Word for word, give the material below again, minus any images.

━━━━━━━━━━━━━━━━━━━━━━━━━━━━━━

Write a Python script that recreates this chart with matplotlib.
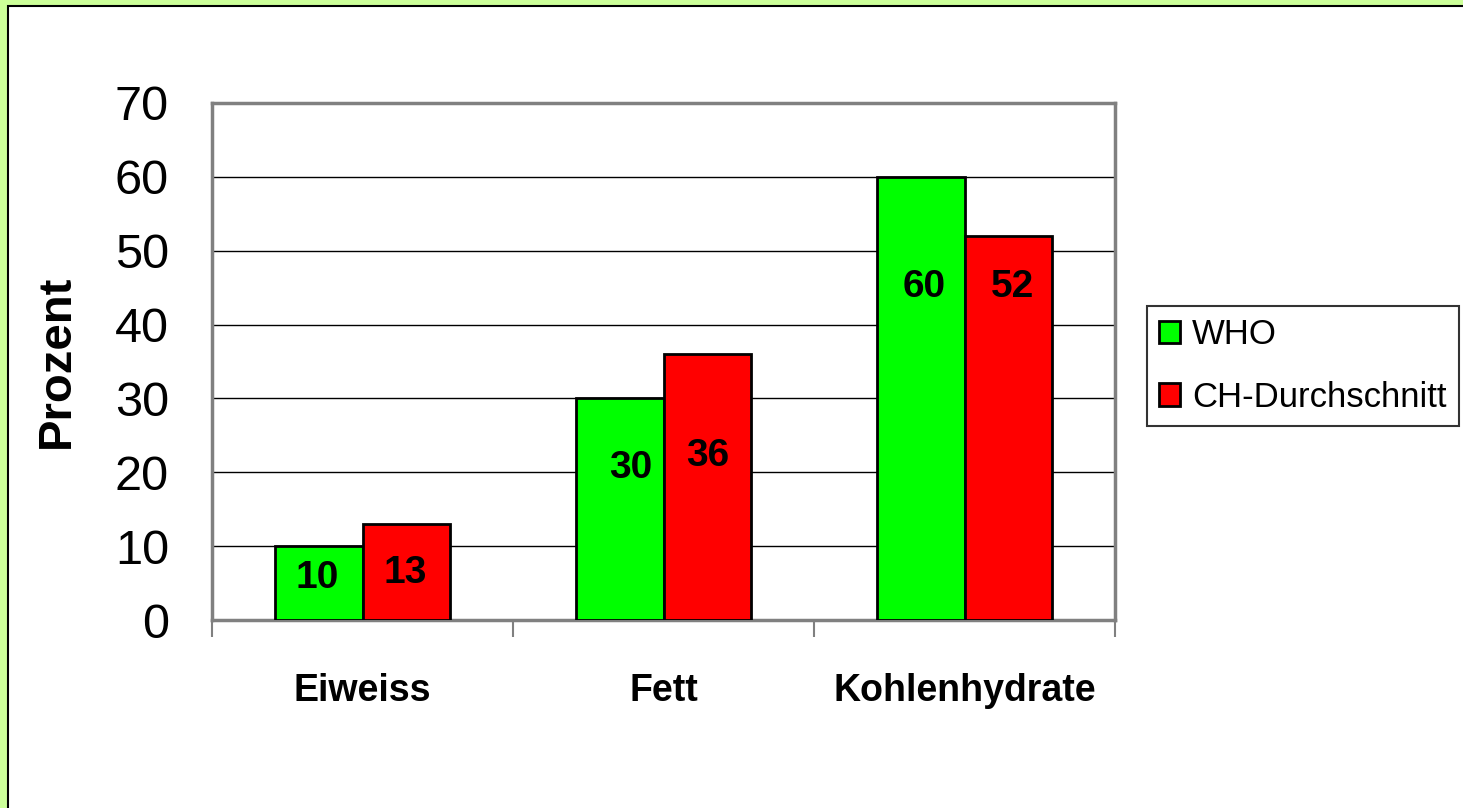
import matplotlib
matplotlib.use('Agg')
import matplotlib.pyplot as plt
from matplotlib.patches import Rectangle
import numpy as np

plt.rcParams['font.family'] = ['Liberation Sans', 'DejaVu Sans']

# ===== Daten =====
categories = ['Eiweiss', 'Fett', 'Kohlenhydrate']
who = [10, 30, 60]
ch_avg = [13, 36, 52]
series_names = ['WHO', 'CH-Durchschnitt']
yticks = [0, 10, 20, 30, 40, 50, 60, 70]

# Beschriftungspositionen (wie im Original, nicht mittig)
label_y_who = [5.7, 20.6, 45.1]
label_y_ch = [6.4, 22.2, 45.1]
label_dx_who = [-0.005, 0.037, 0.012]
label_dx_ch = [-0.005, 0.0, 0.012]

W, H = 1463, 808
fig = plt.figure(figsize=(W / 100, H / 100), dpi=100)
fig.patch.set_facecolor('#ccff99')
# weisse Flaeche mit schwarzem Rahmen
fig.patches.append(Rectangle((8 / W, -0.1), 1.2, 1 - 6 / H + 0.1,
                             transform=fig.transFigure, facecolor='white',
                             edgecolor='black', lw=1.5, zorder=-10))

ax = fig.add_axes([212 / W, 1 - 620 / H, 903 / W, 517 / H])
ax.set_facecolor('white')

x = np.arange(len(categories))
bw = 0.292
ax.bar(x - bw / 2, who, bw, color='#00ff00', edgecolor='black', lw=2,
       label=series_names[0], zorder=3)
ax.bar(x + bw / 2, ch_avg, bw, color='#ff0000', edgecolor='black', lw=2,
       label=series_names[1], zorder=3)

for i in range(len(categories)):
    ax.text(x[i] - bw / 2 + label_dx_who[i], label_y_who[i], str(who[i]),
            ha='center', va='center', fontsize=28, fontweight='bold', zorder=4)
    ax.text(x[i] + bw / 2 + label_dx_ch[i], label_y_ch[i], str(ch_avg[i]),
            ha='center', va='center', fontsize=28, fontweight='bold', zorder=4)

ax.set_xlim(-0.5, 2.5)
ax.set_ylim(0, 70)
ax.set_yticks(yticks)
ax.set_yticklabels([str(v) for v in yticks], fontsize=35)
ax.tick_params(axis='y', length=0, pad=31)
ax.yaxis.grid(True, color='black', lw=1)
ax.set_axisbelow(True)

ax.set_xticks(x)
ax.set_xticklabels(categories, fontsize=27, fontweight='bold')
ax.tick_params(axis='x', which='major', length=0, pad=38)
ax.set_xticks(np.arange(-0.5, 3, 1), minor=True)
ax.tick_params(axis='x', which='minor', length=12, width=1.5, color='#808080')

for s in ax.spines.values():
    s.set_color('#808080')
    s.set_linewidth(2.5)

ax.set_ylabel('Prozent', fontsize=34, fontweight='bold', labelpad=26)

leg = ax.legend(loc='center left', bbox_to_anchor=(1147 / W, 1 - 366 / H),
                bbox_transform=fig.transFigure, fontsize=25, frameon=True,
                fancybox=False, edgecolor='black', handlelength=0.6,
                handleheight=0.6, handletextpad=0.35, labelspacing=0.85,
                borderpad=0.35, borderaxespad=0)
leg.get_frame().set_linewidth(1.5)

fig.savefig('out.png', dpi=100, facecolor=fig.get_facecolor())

━━━━━━━━━━━━━━━━━━━━━━━━━━━━━━

• **OUTPUT**:
Write a Python script that recreates this chart with matplotlib.
import matplotlib
matplotlib.use('Agg')
import matplotlib.pyplot as plt
from matplotlib.patches import Rectangle
import numpy as np

plt.rcParams['font.family'] = ['Liberation Sans', 'DejaVu Sans']

# ===== Daten =====
categories = ['Eiweiss', 'Fett', 'Kohlenhydrate']
who = [10, 30, 60]
ch_avg = [13, 36, 52]
series_names = ['WHO', 'CH-Durchschnitt']
yticks = [0, 10, 20, 30, 40, 50, 60, 70]

# Beschriftungspositionen (wie im Original, nicht mittig)
label_y_who = [5.7, 20.6, 45.1]
label_y_ch = [6.4, 22.2, 45.1]
label_dx_who = [-0.005, 0.037, 0.012]
label_dx_ch = [-0.005, 0.0, 0.012]

W, H = 1463, 808
fig = plt.figure(figsize=(W / 100, H / 100), dpi=100)
fig.patch.set_facecolor('#ccff99')
# weisse Flaeche mit schwarzem Rahmen
fig.patches.append(Rectangle((8 / W, -0.1), 1.2, 1 - 6 / H + 0.1,
                             transform=fig.transFigure, facecolor='white',
                             edgecolor='black', lw=1.5, zorder=-10))

ax = fig.add_axes([212 / W, 1 - 620 / H, 903 / W, 517 / H])
ax.set_facecolor('white')

x = np.arange(len(categories))
bw = 0.292
ax.bar(x - bw / 2, who, bw, color='#00ff00', edgecolor='black', lw=2,
       label=series_names[0], zorder=3)
ax.bar(x + bw / 2, ch_avg, bw, color='#ff0000', edgecolor='black', lw=2,
       label=series_names[1], zorder=3)

for i in range(len(categories)):
    ax.text(x[i] - bw / 2 + label_dx_who[i], label_y_who[i], str(who[i]),
            ha='center', va='center', fontsize=28, fontweight='bold', zorder=4)
    ax.text(x[i] + bw / 2 + label_dx_ch[i], label_y_ch[i], str(ch_avg[i]),
            ha='center', va='center', fontsize=28, fontweight='bold', zorder=4)

ax.set_xlim(-0.5, 2.5)
ax.set_ylim(0, 70)
ax.set_yticks(yticks)
ax.set_yticklabels([str(v) for v in yticks], fontsize=35)
ax.tick_params(axis='y', length=0, pad=31)
ax.yaxis.grid(True, color='black', lw=1)
ax.set_axisbelow(True)

ax.set_xticks(x)
ax.set_xticklabels(categories, fontsize=27, fontweight='bold')
ax.tick_params(axis='x', which='major', length=0, pad=38)
ax.set_xticks(np.arange(-0.5, 3, 1), minor=True)
ax.tick_params(axis='x', which='minor', length=12, width=1.5, color='#808080')

for s in ax.spines.values():
    s.set_color('#808080')
    s.set_linewidth(2.5)

ax.set_ylabel('Prozent', fontsize=34, fontweight='bold', labelpad=26)

leg = ax.legend(loc='center left', bbox_to_anchor=(1147 / W, 1 - 366 / H),
                bbox_transform=fig.transFigure, fontsize=25, frameon=True,
                fancybox=False, edgecolor='black', handlelength=0.6,
                handleheight=0.6, handletextpad=0.35, labelspacing=0.85,
                borderpad=0.35, borderaxespad=0)
leg.get_frame().set_linewidth(1.5)

fig.savefig('out.png', dpi=100, facecolor=fig.get_facecolor())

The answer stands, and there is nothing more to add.